__Exercise details__: Omit all images. Write out the rest of the material exactly.
-- START Data section --
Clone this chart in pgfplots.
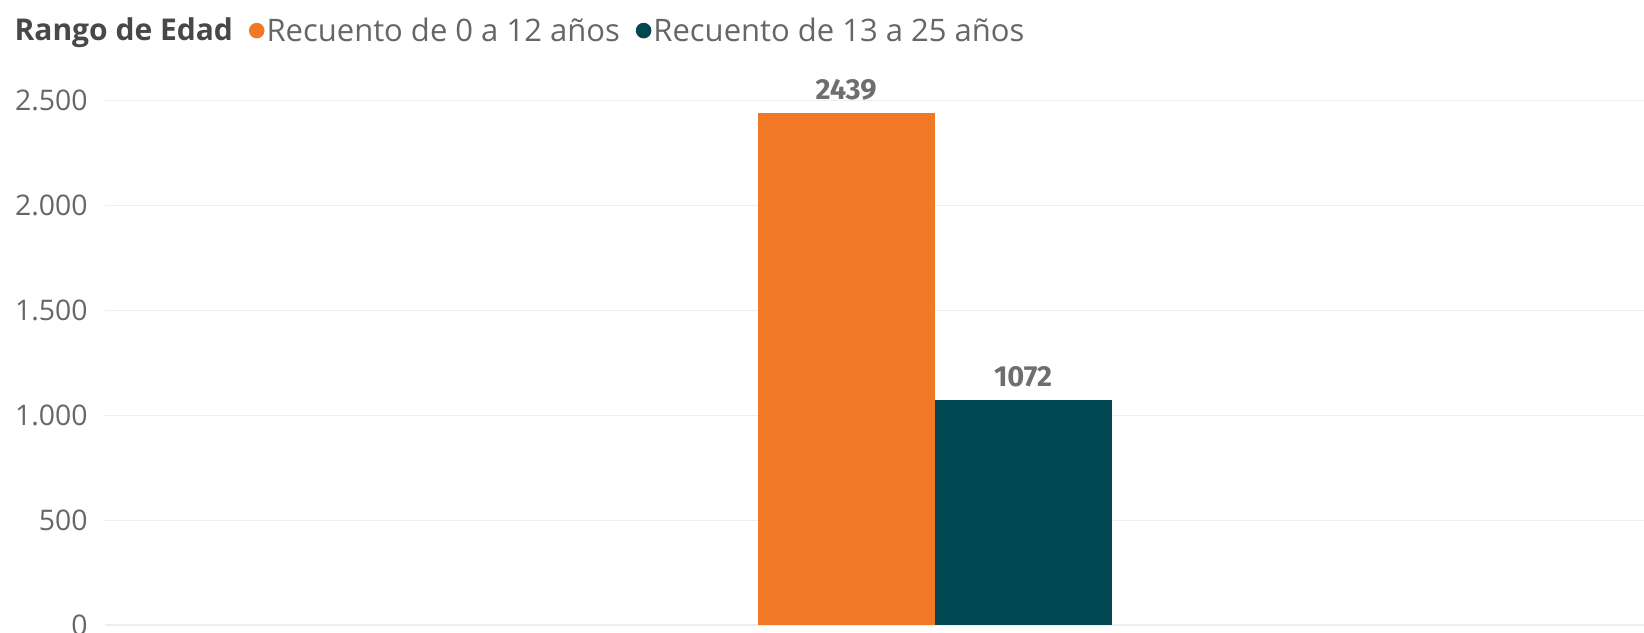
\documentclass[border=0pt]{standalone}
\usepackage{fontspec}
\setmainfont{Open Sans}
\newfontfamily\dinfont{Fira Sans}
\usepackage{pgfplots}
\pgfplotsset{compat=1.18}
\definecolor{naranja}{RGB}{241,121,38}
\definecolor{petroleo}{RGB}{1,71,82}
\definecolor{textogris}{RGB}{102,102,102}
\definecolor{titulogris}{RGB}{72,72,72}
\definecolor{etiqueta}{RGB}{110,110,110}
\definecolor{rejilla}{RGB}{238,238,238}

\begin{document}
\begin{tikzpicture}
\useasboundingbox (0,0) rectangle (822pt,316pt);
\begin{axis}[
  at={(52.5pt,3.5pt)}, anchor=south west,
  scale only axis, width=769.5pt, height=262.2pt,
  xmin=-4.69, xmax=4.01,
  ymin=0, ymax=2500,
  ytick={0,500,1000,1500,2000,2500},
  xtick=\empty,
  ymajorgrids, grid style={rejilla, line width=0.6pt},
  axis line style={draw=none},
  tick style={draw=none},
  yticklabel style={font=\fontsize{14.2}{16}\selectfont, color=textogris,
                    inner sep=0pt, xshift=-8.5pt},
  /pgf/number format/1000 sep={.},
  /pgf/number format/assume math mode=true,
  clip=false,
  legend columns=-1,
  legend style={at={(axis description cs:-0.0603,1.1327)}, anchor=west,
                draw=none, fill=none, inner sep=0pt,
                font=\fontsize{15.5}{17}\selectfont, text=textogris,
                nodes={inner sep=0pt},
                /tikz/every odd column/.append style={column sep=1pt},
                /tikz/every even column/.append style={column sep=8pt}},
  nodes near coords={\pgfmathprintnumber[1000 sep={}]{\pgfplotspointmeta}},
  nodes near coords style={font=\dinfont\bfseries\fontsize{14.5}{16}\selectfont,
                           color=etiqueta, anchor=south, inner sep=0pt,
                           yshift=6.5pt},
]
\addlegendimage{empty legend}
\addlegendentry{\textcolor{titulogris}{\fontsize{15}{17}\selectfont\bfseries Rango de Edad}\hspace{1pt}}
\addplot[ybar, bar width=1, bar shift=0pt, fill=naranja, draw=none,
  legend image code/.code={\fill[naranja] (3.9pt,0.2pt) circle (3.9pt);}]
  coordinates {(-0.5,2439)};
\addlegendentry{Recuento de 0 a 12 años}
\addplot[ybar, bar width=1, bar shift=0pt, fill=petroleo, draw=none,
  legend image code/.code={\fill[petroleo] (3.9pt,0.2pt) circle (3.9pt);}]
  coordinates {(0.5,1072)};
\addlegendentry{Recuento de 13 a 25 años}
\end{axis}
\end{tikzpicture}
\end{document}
-- END Data section --
__Answer to the problem__:
Clone this chart in pgfplots.
\documentclass[border=0pt]{standalone}
\usepackage{fontspec}
\setmainfont{Open Sans}
\newfontfamily\dinfont{Fira Sans}
\usepackage{pgfplots}
\pgfplotsset{compat=1.18}
\definecolor{naranja}{RGB}{241,121,38}
\definecolor{petroleo}{RGB}{1,71,82}
\definecolor{textogris}{RGB}{102,102,102}
\definecolor{titulogris}{RGB}{72,72,72}
\definecolor{etiqueta}{RGB}{110,110,110}
\definecolor{rejilla}{RGB}{238,238,238}

\begin{document}
\begin{tikzpicture}
\useasboundingbox (0,0) rectangle (822pt,316pt);
\begin{axis}[
  at={(52.5pt,3.5pt)}, anchor=south west,
  scale only axis, width=769.5pt, height=262.2pt,
  xmin=-4.69, xmax=4.01,
  ymin=0, ymax=2500,
  ytick={0,500,1000,1500,2000,2500},
  xtick=\empty,
  ymajorgrids, grid style={rejilla, line width=0.6pt},
  axis line style={draw=none},
  tick style={draw=none},
  yticklabel style={font=\fontsize{14.2}{16}\selectfont, color=textogris,
                    inner sep=0pt, xshift=-8.5pt},
  /pgf/number format/1000 sep={.},
  /pgf/number format/assume math mode=true,
  clip=false,
  legend columns=-1,
  legend style={at={(axis description cs:-0.0603,1.1327)}, anchor=west,
                draw=none, fill=none, inner sep=0pt,
                font=\fontsize{15.5}{17}\selectfont, text=textogris,
                nodes={inner sep=0pt},
                /tikz/every odd column/.append style={column sep=1pt},
                /tikz/every even column/.append style={column sep=8pt}},
  nodes near coords={\pgfmathprintnumber[1000 sep={}]{\pgfplotspointmeta}},
  nodes near coords style={font=\dinfont\bfseries\fontsize{14.5}{16}\selectfont,
                           color=etiqueta, anchor=south, inner sep=0pt,
                           yshift=6.5pt},
]
\addlegendimage{empty legend}
\addlegendentry{\textcolor{titulogris}{\fontsize{15}{17}\selectfont\bfseries Rango de Edad}\hspace{1pt}}
\addplot[ybar, bar width=1, bar shift=0pt, fill=naranja, draw=none,
  legend image code/.code={\fill[naranja] (3.9pt,0.2pt) circle (3.9pt);}]
  coordinates {(-0.5,2439)};
\addlegendentry{Recuento de 0 a 12 años}
\addplot[ybar, bar width=1, bar shift=0pt, fill=petroleo, draw=none,
  legend image code/.code={\fill[petroleo] (3.9pt,0.2pt) circle (3.9pt);}]
  coordinates {(0.5,1072)};
\addlegendentry{Recuento de 13 a 25 años}
\end{axis}
\end{tikzpicture}
\end{document}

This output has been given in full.